Lastly, this is not a provision about journalists, as I have said many times. This is no more a provision about journalists than the law relating to drink-driving is a law about journalists. This is a law that makes it an offence for anyone in the community to disclose or prejudice a covert operation. That is what section 35P does. We had that debate in this chamber last year. Section 35P was passed in the teeth of a reasonably furious media campaign. But, mindful of the sensitivity of the press freedom issue that some journalists and news organisations have raised, additional protections were added.
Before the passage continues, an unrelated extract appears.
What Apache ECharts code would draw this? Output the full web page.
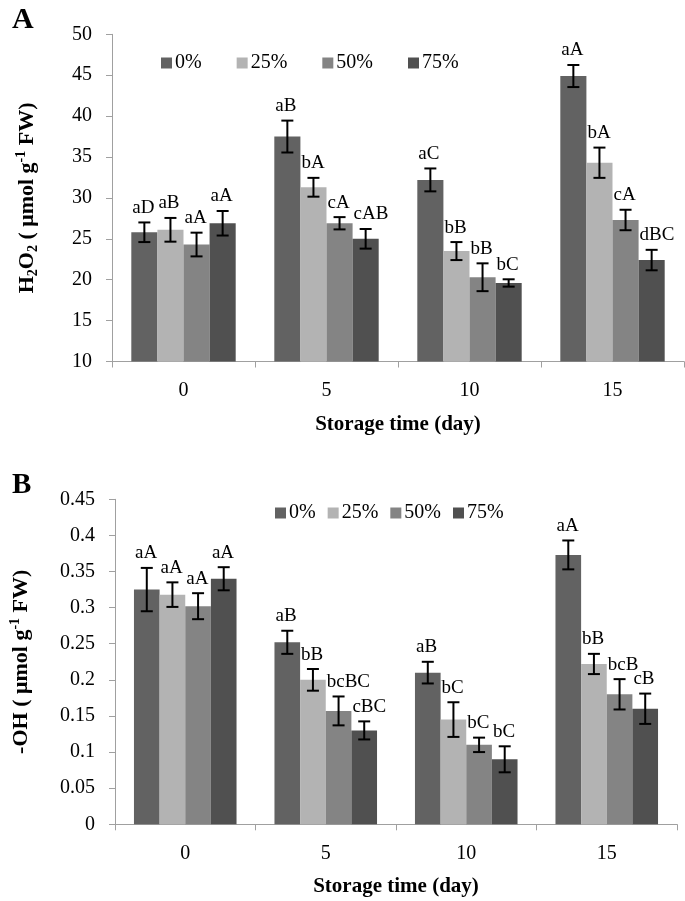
<!DOCTYPE html>
<html>
<head>
<meta charset="utf-8">
<script src="https://cdn.jsdelivr.net/npm/echarts@6/dist/echarts.min.js"></script>
<style>
  html, body { margin: 0; padding: 0; background: #fff; }
  #chart { width: 685px; height: 901px; }
</style>
</head>
<body>
<div id="chart"></div>
<script>
// ---------- data ----------
const categories = ['0', '5', '10', '15'];
const seriesNames = ['0%', '25%', '50%', '75%'];

// Panel A: H2O2 (µmol g-1 FW)
const h2o2_0  = [25.8, 37.5, 32.2, 44.9];
const h2o2_25 = [26.1, 31.3, 23.5, 34.3];
const h2o2_50 = [24.3, 26.9, 20.3, 27.3];
const h2o2_75 = [26.9, 25.0, 19.6, 22.4];
const h2o2Err_0  = [1.2, 1.95, 1.4, 1.35];
const h2o2Err_25 = [1.45, 1.15, 1.1, 1.85];
const h2o2Err_50 = [1.45, 0.75, 1.7, 1.25];
const h2o2Err_75 = [1.5, 1.2, 0.45, 1.25];
const h2o2Lab_0  = ['aD', 'aB', 'aC', 'aA'];
const h2o2Lab_25 = ['aB', 'bA', 'bB', 'bA'];
const h2o2Lab_50 = ['aA', 'cA', 'bB', 'cA'];
const h2o2Lab_75 = ['aA', 'cAB', 'bC', 'dBC'];
const h2o2Ticks = { min: 10, max: 50, interval: 5 };

// Panel B: -OH (µmol g-1 FW)
const oh_0  = [0.325, 0.252, 0.21, 0.373];
const oh_25 = [0.318, 0.2, 0.145, 0.222];
const oh_50 = [0.302, 0.157, 0.11, 0.18];
const oh_75 = [0.34, 0.13, 0.09, 0.16];
const ohErr_0  = [0.03, 0.016, 0.015, 0.02];
const ohErr_25 = [0.017, 0.015, 0.024, 0.014];
const ohErr_50 = [0.018, 0.02, 0.01, 0.021];
const ohErr_75 = [0.016, 0.0125, 0.018, 0.021];
const ohLab_0  = ['aA', 'aB', 'aB', 'aA'];
const ohLab_25 = ['aA', 'bB', 'bC', 'bB'];
const ohLab_50 = ['aA', 'bcBC', 'bC', 'bcB'];
const ohLab_75 = ['aA', 'cBC', 'bC', 'cB'];
const ohTicks = { min: 0, max: 0.45, interval: 0.05 };

// ---------- styling ----------
const FONT = '"Liberation Serif", "Times New Roman", serif';
const COLORS = ['#626262', '#b3b3b3', '#848484', '#505050'];
const GAP = 0.27;
const AXIS_GRAY = '#a0a0a0';

const panelA = [
  { v: h2o2_0, e: h2o2Err_0, l: h2o2Lab_0 },
  { v: h2o2_25, e: h2o2Err_25, l: h2o2Lab_25 },
  { v: h2o2_50, e: h2o2Err_50, l: h2o2Lab_50 },
  { v: h2o2_75, e: h2o2Err_75, l: h2o2Lab_75 }
];
const panelB = [
  { v: oh_0, e: ohErr_0, l: ohLab_0 },
  { v: oh_25, e: ohErr_25, l: ohLab_25 },
  { v: oh_50, e: ohErr_50, l: ohLab_50 },
  { v: oh_75, e: ohErr_75, l: ohLab_75 }
];

function barSeries(name, values, k, axisIdx) {
  return {
    type: 'bar', name: name, xAxisIndex: axisIdx, yAxisIndex: axisIdx,
    data: values, barGap: '0%', barCategoryGap: (GAP * 100) + '%',
    itemStyle: { color: COLORS[k] }, silent: true
  };
}

function errSeries(name, values, errs, labels, k, axisIdx) {
  return {
    type: 'custom', name: name + ' err', xAxisIndex: axisIdx, yAxisIndex: axisIdx,
    z: 10, clip: false, silent: true,
    data: values.map((v, i) => [i, v, errs[i]]),
    encode: { x: 0, y: 1 },
    renderItem: function (params, api) {
      const cat = api.value(0), v = api.value(1), e = api.value(2);
      const band = api.size([1, 0])[0];
      const bw = band * (1 - GAP) / 4;
      const c = api.coord([cat, v]);
      const x = c[0] + (k - 1.5) * bw;
      const yT = api.coord([cat, v + e])[1];
      const yB = api.coord([cat, v - e])[1];
      const ls = { stroke: '#000', lineWidth: 2 };
      return {
        type: 'group',
        children: [
          { type: 'line', shape: { x1: x, y1: yT, x2: x, y2: yB }, style: ls },
          { type: 'line', shape: { x1: x - 6, y1: yT, x2: x + 6, y2: yT }, style: ls },
          { type: 'line', shape: { x1: x - 6, y1: yB, x2: x + 6, y2: yB }, style: ls },
          { type: 'text', style: {
              text: labels[params.dataIndex], x: x - bw / 2 + 1, y: yT - 5,
              align: 'left', verticalAlign: 'bottom',
              font: '19px ' + FONT, fill: '#000' } }
        ]
      };
    }
  };
}

const series = [];
panelA.forEach((s, k) => series.push(barSeries(seriesNames[k], s.v, k, 0)));
panelB.forEach((s, k) => series.push(barSeries(seriesNames[k], s.v, k, 1)));
panelA.forEach((s, k) => series.push(errSeries(seriesNames[k], s.v, s.e, s.l, k, 0)));
panelB.forEach((s, k) => series.push(errSeries(seriesNames[k], s.v, s.e, s.l, k, 1)));

const nameRich = {
  sub: { fontSize: 14, fontWeight: 'bold', fontFamily: FONT, color: '#000', verticalAlign: 'bottom', lineHeight: 14 },
  sup: { fontSize: 14, fontWeight: 'bold', fontFamily: FONT, color: '#000', verticalAlign: 'top', lineHeight: 14 }
};

function xAxis(gridIndex, gap) {
  return {
    type: 'category', gridIndex: gridIndex, data: categories,
    axisLine: { lineStyle: { color: AXIS_GRAY, width: 1 } },
    axisTick: { show: true, length: 6, lineStyle: { color: AXIS_GRAY } },
    axisLabel: { color: '#000', fontFamily: FONT, fontSize: 20, margin: 19 },
    name: 'Storage time (day)', nameLocation: 'middle', nameGap: gap,
    nameTextStyle: { color: '#000', fontFamily: FONT, fontSize: 21, fontWeight: 'bold' }
  };
}

function yAxis(gridIndex, ticks, name, gap) {
  return {
    type: 'value', gridIndex: gridIndex, min: ticks.min, max: ticks.max, interval: ticks.interval,
    axisLine: { show: true, lineStyle: { color: AXIS_GRAY, width: 1 } },
    axisTick: { show: true, length: 6, lineStyle: { color: AXIS_GRAY } },
    axisLabel: { color: '#000', fontFamily: FONT, fontSize: 20, margin: 20 },
    splitLine: { show: false },
    name: name, nameLocation: 'middle', nameGap: gap,
    nameTextStyle: { color: '#000', fontFamily: FONT, fontSize: 22, fontWeight: 'bold', lineHeight: 26, rich: nameRich }
  };
}

function legend(left, top, gap) {
  return {
    data: seriesNames, left: left, top: top, itemGap: gap, padding: 0,
    icon: 'rect', itemWidth: 11, itemHeight: 11, selectedMode: false,
    textStyle: { color: '#000', fontFamily: FONT, fontSize: 20, padding: [0, 0, 0, -2] }
  };
}

const option = {
  animation: false,
  backgroundColor: '#fff',
  grid: [
    { left: 112, right: 1, top: 34.3, bottom: 539.5 },
    { left: 111.5, right: 8, top: 499.3, bottom: 76.7 }
  ],
  legend: [legend(161, 53, 35), legend(275, 503, 12)],
  xAxis: [xAxis(0, 53), xAxis(1, 52)],
  yAxis: [
    yAxis(0, h2o2Ticks, 'H{sub|2}O{sub|2} ( μmol g{sup|-1} FW)', 72),
    yAxis(1, ohTicks, '-OH ( μmol g{sup|-1} FW)', 81)
  ],
  graphic: [
    { type: 'text', left: 12, top: 5, style: { text: 'A', font: 'bold 30px ' + FONT, fill: '#000' } },
    { type: 'text', left: 12, top: 471, style: { text: 'B', font: 'bold 29px ' + FONT, fill: '#000' } }
  ],
  series: series
};

const chart = echarts.init(document.getElementById('chart'), null, { renderer: 'canvas' });
chart.setOption(option);
</script>
</body>
</html>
In particular, the Director of Public Prosecutions himself issued a directive which is available on his website setting out certain public interest criteria that would be applied in enforcing section 35P.
As well, I made a directive to the Director of Public Prosecutions requiring the consent of the Attorney-General for any prosecution under section 35P. So if it were thought that a prosecution was in some way inappropriate or inimical to the freedom of the press, by requiring the Attorney's consent—that happens in a number of cases, but they are unusual—it would mean that the Attorney-General of the day, whoever he or she may be, as the responsible political officer would accept personal and public responsibility. So it would not merely be a matter of prosecutorial discretion exercised by the Commonwealth DPP; it would be a matter of the Attorney-General of the day accepting public and political responsibility as well. So there are safeguards. I will defend to the utmost, Senator Xenophon, the proposition that the confidentiality of covert operations ought to be protected, as it is in section 35P, by criminal sanction.